- **Source excerpt**
++++++++++++++++++++

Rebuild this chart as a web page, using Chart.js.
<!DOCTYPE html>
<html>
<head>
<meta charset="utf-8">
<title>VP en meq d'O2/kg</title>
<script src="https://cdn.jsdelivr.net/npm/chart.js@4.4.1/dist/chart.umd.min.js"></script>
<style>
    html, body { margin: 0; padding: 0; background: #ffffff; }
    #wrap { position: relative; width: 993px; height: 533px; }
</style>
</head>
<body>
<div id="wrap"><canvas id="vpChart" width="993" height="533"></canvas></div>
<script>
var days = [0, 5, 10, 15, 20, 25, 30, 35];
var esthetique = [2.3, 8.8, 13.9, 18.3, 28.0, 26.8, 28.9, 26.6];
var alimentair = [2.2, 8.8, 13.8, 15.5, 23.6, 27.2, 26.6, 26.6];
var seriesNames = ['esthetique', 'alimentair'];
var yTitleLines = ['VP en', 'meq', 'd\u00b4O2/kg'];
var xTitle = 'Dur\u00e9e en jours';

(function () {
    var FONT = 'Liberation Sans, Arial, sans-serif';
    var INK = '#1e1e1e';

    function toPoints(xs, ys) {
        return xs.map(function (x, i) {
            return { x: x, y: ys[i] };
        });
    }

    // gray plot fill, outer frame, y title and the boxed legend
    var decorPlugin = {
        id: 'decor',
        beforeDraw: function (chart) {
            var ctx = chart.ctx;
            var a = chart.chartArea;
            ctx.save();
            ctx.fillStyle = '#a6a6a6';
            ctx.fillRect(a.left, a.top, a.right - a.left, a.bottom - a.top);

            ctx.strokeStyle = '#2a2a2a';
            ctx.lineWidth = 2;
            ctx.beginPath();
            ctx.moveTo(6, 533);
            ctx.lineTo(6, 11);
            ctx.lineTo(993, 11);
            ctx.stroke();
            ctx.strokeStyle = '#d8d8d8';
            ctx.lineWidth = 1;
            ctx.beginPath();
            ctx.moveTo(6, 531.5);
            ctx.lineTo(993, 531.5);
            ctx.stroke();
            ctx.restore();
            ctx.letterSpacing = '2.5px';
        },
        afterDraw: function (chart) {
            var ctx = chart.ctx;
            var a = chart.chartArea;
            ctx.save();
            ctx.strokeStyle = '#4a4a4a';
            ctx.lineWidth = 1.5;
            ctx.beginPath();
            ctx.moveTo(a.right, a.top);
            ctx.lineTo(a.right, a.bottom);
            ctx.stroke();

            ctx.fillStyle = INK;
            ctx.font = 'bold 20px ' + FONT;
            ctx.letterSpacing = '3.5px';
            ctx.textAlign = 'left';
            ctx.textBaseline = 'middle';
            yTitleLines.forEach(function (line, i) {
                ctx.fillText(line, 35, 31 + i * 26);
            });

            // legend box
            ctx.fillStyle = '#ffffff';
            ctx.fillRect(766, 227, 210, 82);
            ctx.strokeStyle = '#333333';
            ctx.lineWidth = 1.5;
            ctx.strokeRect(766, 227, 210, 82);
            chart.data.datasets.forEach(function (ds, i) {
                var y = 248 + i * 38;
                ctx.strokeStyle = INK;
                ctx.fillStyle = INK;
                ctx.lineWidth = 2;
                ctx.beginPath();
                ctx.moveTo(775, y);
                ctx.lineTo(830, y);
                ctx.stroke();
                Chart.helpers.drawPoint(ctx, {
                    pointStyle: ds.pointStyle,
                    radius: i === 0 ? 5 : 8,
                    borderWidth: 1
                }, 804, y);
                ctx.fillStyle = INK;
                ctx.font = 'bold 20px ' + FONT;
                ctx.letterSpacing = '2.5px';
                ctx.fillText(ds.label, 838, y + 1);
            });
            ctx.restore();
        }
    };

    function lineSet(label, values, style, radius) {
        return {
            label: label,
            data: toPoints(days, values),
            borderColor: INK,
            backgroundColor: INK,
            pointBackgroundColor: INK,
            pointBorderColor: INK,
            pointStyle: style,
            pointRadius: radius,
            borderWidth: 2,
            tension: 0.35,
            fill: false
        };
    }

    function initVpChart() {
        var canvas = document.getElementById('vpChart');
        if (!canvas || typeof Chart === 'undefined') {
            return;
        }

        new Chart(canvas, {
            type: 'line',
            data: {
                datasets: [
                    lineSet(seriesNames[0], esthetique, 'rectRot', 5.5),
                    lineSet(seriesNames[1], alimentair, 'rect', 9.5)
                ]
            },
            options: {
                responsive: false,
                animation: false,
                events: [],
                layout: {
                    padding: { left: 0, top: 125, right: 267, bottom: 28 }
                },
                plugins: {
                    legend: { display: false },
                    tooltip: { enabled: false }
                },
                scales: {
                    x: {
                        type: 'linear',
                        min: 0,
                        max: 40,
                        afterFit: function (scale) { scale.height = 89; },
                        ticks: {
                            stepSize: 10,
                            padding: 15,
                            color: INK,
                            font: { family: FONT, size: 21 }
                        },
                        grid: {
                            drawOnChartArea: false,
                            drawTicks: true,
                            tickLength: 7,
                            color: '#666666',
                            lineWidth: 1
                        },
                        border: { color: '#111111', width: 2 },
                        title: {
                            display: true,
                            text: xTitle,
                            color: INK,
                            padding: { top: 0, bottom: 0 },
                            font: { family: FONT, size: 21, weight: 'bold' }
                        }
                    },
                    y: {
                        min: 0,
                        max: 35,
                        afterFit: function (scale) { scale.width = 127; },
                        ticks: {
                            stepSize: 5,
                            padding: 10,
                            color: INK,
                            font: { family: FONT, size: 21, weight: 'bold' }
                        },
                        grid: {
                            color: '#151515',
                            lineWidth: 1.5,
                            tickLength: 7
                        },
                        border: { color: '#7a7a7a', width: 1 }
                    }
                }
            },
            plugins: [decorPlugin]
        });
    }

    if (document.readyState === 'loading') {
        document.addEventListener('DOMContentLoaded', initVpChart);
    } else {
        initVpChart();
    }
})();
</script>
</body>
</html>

++++++++++++++++++++

- **Task requirements**
Print the material above verbatim, first line through the line containing "ctx.fillRect(a.left, a.top, a.right", both included.

- **Solution to the problem**
Rebuild this chart as a web page, using Chart.js.
<!DOCTYPE html>
<html>
<head>
<meta charset="utf-8">
<title>VP en meq d'O2/kg</title>
<script src="https://cdn.jsdelivr.net/npm/chart.js@4.4.1/dist/chart.umd.min.js"></script>
<style>
    html, body { margin: 0; padding: 0; background: #ffffff; }
    #wrap { position: relative; width: 993px; height: 533px; }
</style>
</head>
<body>
<div id="wrap"><canvas id="vpChart" width="993" height="533"></canvas></div>
<script>
var days = [0, 5, 10, 15, 20, 25, 30, 35];
var esthetique = [2.3, 8.8, 13.9, 18.3, 28.0, 26.8, 28.9, 26.6];
var alimentair = [2.2, 8.8, 13.8, 15.5, 23.6, 27.2, 26.6, 26.6];
var seriesNames = ['esthetique', 'alimentair'];
var yTitleLines = ['VP en', 'meq', 'd\u00b4O2/kg'];
var xTitle = 'Dur\u00e9e en jours';

(function () {
    var FONT = 'Liberation Sans, Arial, sans-serif';
    var INK = '#1e1e1e';

    function toPoints(xs, ys) {
        return xs.map(function (x, i) {
            return { x: x, y: ys[i] };
        });
    }

    // gray plot fill, outer frame, y title and the boxed legend
    var decorPlugin = {
        id: 'decor',
        beforeDraw: function (chart) {
            var ctx = chart.ctx;
            var a = chart.chartArea;
            ctx.save();
            ctx.fillStyle = '#a6a6a6';
            ctx.fillRect(a.left, a.top, a.right - a.left, a.bottom - a.top);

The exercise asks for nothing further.